-- Start Data section --

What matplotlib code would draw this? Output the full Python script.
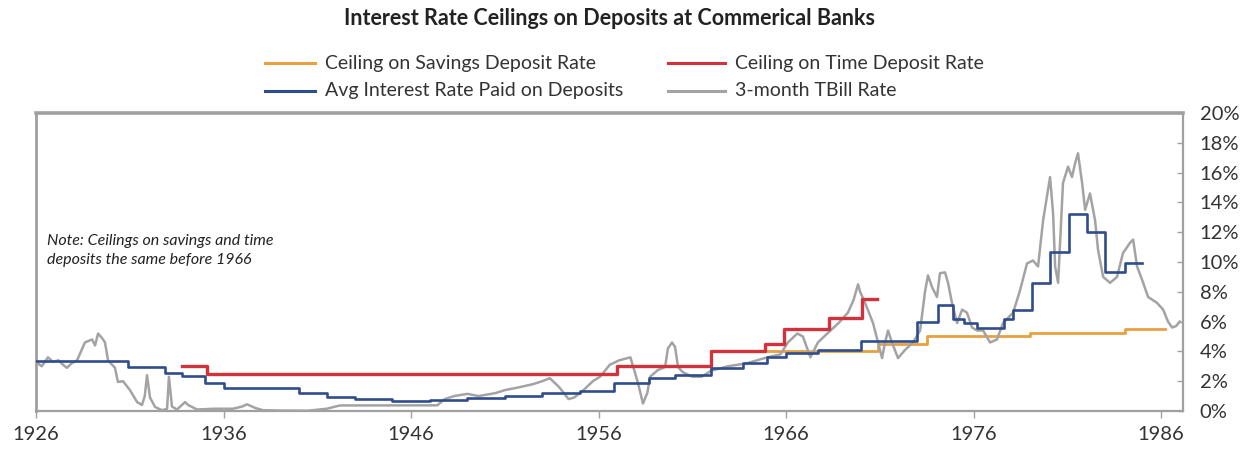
import matplotlib
matplotlib.use("Agg")
import matplotlib.pyplot as plt
from matplotlib.lines import Line2D
from matplotlib.ticker import FuncFormatter

plt.rcParams['font.family'] = ['Lato', 'DejaVu Sans']

# ---------------- data ----------------
title = "Interest Rate Ceilings on Deposits at Commerical Banks"
series_names = ["Ceiling on Savings Deposit Rate", "Ceiling on Time Deposit Rate",
                "Avg Interest Rate Paid on Deposits", "3-month TBill Rate"]
note_text = "Note: Ceilings on savings and time\ndeposits the same before 1966"
year_ticks = [1926, 1936, 1946, 1956, 1966, 1976, 1986]
pct_ticks = [0, 2, 4, 6, 8, 10, 12, 14, 16, 18, 20]

sav_years = [1964.9, 1970.9, 1973.5, 1979.0, 1984.1, 1986.2]
sav_rate = [4.0, 4.5, 5.0, 5.25, 5.5, 5.5]

time_years = [1933.8, 1935.1, 1957.0, 1962.0, 1964.9, 1965.9, 1968.3, 1970.05, 1970.85]
time_rate = [3.0, 2.5, 3.0, 4.0, 4.5, 5.5, 6.25, 7.5, 7.5]

avg_years = [1926.0, 1930.9, 1932.9, 1933.8, 1935.0, 1936.0, 1940.0, 1941.5, 1943.0,
             1945.0, 1947.0, 1949.0, 1951.0, 1953.0, 1955.0, 1956.8, 1958.7, 1960.1,
             1962.0, 1963.7, 1965.0, 1966.0, 1967.7, 1970.0, 1973.0, 1974.1, 1974.9,
             1975.5, 1976.2, 1977.6, 1978.1, 1979.1, 1980.1, 1981.1, 1982.05, 1983.0,
             1984.1, 1985.0]
avg_rate = [3.35, 2.95, 2.55, 2.35, 1.9, 1.55, 1.2, 0.95, 0.8,
            0.7, 0.75, 0.85, 1.0, 1.2, 1.35, 1.9, 2.2, 2.4,
            2.9, 3.2, 3.6, 3.9, 4.1, 4.7, 6.0, 7.1, 6.2,
            5.9, 5.6, 6.2, 6.8, 8.6, 10.7, 13.2, 12.0, 9.3,
            9.9, 9.9]

tb_years = [1926.0, 1926.3, 1926.64, 1926.9, 1927.2, 1927.44, 1927.65, 1927.9, 1928.19,
            1928.4, 1928.61, 1928.99, 1929.15, 1929.31, 1929.52, 1929.68, 1929.84, 1930.21,
            1930.37, 1930.64, 1931.01, 1931.39, 1931.65, 1931.8, 1931.92, 1932.08, 1932.35,
            1932.72, 1932.99, 1933.09, 1933.25, 1933.52, 1933.95, 1934.11, 1934.59, 1935.5,
            1936.5, 1937.0, 1937.25, 1937.7, 1938.11, 1939.0, 1940.5, 1941.5, 1942.2,
            1947.4, 1947.8, 1948.3, 1949.0, 1949.6, 1950.5, 1951.0, 1951.8, 1952.5,
            1953.0, 1953.4, 1953.9, 1954.4, 1954.7, 1955.2, 1955.7, 1956.08, 1956.6,
            1957.1, 1957.7, 1957.9, 1958.1, 1958.37, 1958.6, 1958.75, 1959.17, 1959.55,
            1959.7, 1959.92, 1960.08, 1960.24, 1960.5, 1961.0, 1961.5, 1962.0, 1962.9,
            1963.9, 1965.0, 1965.7, 1966.1, 1966.6, 1966.9, 1967.3, 1967.7, 1968.2,
            1968.8, 1969.3, 1969.6, 1969.84, 1969.95, 1970.2, 1970.64, 1971.12, 1971.28,
            1971.44, 1971.65, 1971.97, 1972.35, 1972.77, 1973.15, 1973.41, 1973.57, 1973.79,
            1974.05, 1974.21, 1974.48, 1974.64, 1974.85, 1975.12, 1975.39, 1975.65, 1975.92,
            1976.19, 1976.51, 1976.88, 1977.25, 1977.57, 1978.11, 1978.48, 1978.85, 1979.17,
            1979.44, 1979.71, 1980.08, 1980.24, 1980.35, 1980.51, 1980.77, 1981.04, 1981.25,
            1981.41, 1981.57, 1981.79, 1981.95, 1982.21, 1982.48, 1982.64, 1982.91, 1983.28,
            1983.65, 1983.97, 1984.35, 1984.51, 1984.72, 1984.99, 1985.31, 1985.79, 1986.11,
            1986.37, 1986.59, 1986.8, 1987.0]
tb_rate = [3.3, 3.0, 3.6, 3.3, 3.4, 3.1, 2.9, 3.2, 3.4,
           4.0, 4.6, 4.8, 4.4, 5.2, 4.9, 4.6, 3.4, 2.9,
           1.95, 2.0, 1.4, 0.6, 0.4, 1.0, 2.4, 0.9, 0.27,
           0.05, 0.15, 2.3, 0.3, 0.1, 0.6, 0.4, 0.1, 0.15,
           0.15, 0.3, 0.45, 0.2, 0.05, 0.03, 0.02, 0.15, 0.37,
           0.38, 0.8, 1.0, 1.15, 1.0, 1.2, 1.4, 1.6, 1.8,
           2.0, 2.2, 1.6, 0.8, 0.9, 1.4, 2.0, 2.3, 3.1,
           3.4, 3.6, 2.75, 1.9, 0.5, 1.2, 2.3, 2.75, 2.95,
           4.2, 4.6, 4.3, 2.95, 2.6, 2.3, 2.3, 2.7, 3.0,
           3.2, 3.6, 3.8, 4.6, 5.2, 5.0, 3.6, 4.6, 5.2,
           5.9, 6.6, 7.45, 8.5, 8.0, 7.3, 5.9, 3.55, 4.6,
           5.4, 4.6, 3.55, 4.1, 4.6, 5.4, 8.0, 9.1, 8.3,
           7.65, 9.25, 9.3, 8.6, 7.25, 5.9, 6.8, 6.6, 5.6,
           5.4, 5.4, 4.6, 4.8, 5.9, 6.6, 8.1, 9.9, 10.1,
           9.7, 12.8, 15.7, 13.3, 9.7, 8.6, 15.3, 16.4, 15.7,
           16.6, 17.3, 15.3, 13.5, 14.6, 12.8, 10.8, 9.0, 8.6,
           9.0, 10.6, 11.3, 11.5, 9.7, 8.8, 7.65, 7.25, 6.8,
           6.0, 5.6, 5.7, 6.0]

# ---------------- style ----------------
c_sav = "#e8a040"
c_time = "#d1323c"
c_avg = "#2f4d8c"
c_tb = "#a3a3a3"
spine_c = "#a0a0a0"
text_c = "#333333"

fig = plt.figure(figsize=(12.5, 4.5), dpi=100)
ax = fig.add_axes([0.0288, 0.0867, 0.9176, 0.6622])

ax.plot(sav_years, sav_rate, drawstyle="steps-post", color=c_sav, lw=2.0, zorder=2)
ax.plot(tb_years, tb_rate, color=c_tb, lw=1.8, zorder=3)
ax.plot(time_years, time_rate, drawstyle="steps-post", color=c_time, lw=2.4, zorder=4)
ax.plot(avg_years, avg_rate, drawstyle="steps-post", color=c_avg, lw=1.9, zorder=5)

ax.set_xlim(1926, 1987.17)
ax.set_ylim(0, 20)

ax.set_xticks(year_ticks)
ax.set_xticklabels([str(y) for y in year_ticks])
ax.yaxis.tick_right()
ax.set_yticks(pct_ticks)
ax.yaxis.set_major_formatter(FuncFormatter(lambda v, p: f"{v:.0f}%"))

ax.tick_params(axis="x", direction="out", length=5, width=1, color=spine_c,
               labelsize=14.5, labelcolor=text_c, pad=6)
ax.tick_params(axis="y", direction="in", length=4, width=1, color=spine_c,
               labelsize=14.5, labelcolor=text_c, pad=12, right=True, left=False)

for side, lw in [("top", 2.6), ("left", 2.0), ("bottom", 1.6), ("right", 1.6)]:
    ax.spines[side].set_color(spine_c)
    ax.spines[side].set_linewidth(lw)

# Title
fig.text(0.488, 0.958, title, ha="center", va="center", fontsize=15.5,
         fontweight="bold", color="#222222")

# Legend (manual placement to match reference)
colors = [c_sav, c_time, c_avg, c_tb]
leg_x = [(0.212, 0.252, 0.260), (0.534, 0.580, 0.588), (0.212, 0.252, 0.260), (0.534, 0.580, 0.588)]
leg_y = [0.860, 0.860, 0.798, 0.798]
for name, col, (x0, x1, xt), yy in zip(series_names, colors, leg_x, leg_y):
    fig.add_artist(Line2D([x0, x1], [yy, yy], color=col, lw=2.2, transform=fig.transFigure))
    fig.text(xt, yy, name, ha="left", va="center", fontsize=14, color=text_c)

# Note
ax.text(0.0095, 0.54, note_text, transform=ax.transAxes, ha="left", va="center",
        fontsize=11.5, style="italic", color="#222222", linespacing=1.45)

fig.savefig("out.png", dpi=100, facecolor="white")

-- End Data section --

* Given problem:
Restate the data word for word from its first line through the line with "time_rate = [3.0, 2.5, 3.0, 4.0, 4.5, 5.5, 6.25, 7.5, 7.5]", leaving out any picture along the way.

* Result below:
What matplotlib code would draw this? Output the full Python script.
import matplotlib
matplotlib.use("Agg")
import matplotlib.pyplot as plt
from matplotlib.lines import Line2D
from matplotlib.ticker import FuncFormatter

plt.rcParams['font.family'] = ['Lato', 'DejaVu Sans']

# ---------------- data ----------------
title = "Interest Rate Ceilings on Deposits at Commerical Banks"
series_names = ["Ceiling on Savings Deposit Rate", "Ceiling on Time Deposit Rate",
                "Avg Interest Rate Paid on Deposits", "3-month TBill Rate"]
note_text = "Note: Ceilings on savings and time\ndeposits the same before 1966"
year_ticks = [1926, 1936, 1946, 1956, 1966, 1976, 1986]
pct_ticks = [0, 2, 4, 6, 8, 10, 12, 14, 16, 18, 20]

sav_years = [1964.9, 1970.9, 1973.5, 1979.0, 1984.1, 1986.2]
sav_rate = [4.0, 4.5, 5.0, 5.25, 5.5, 5.5]

time_years = [1933.8, 1935.1, 1957.0, 1962.0, 1964.9, 1965.9, 1968.3, 1970.05, 1970.85]
time_rate = [3.0, 2.5, 3.0, 4.0, 4.5, 5.5, 6.25, 7.5, 7.5]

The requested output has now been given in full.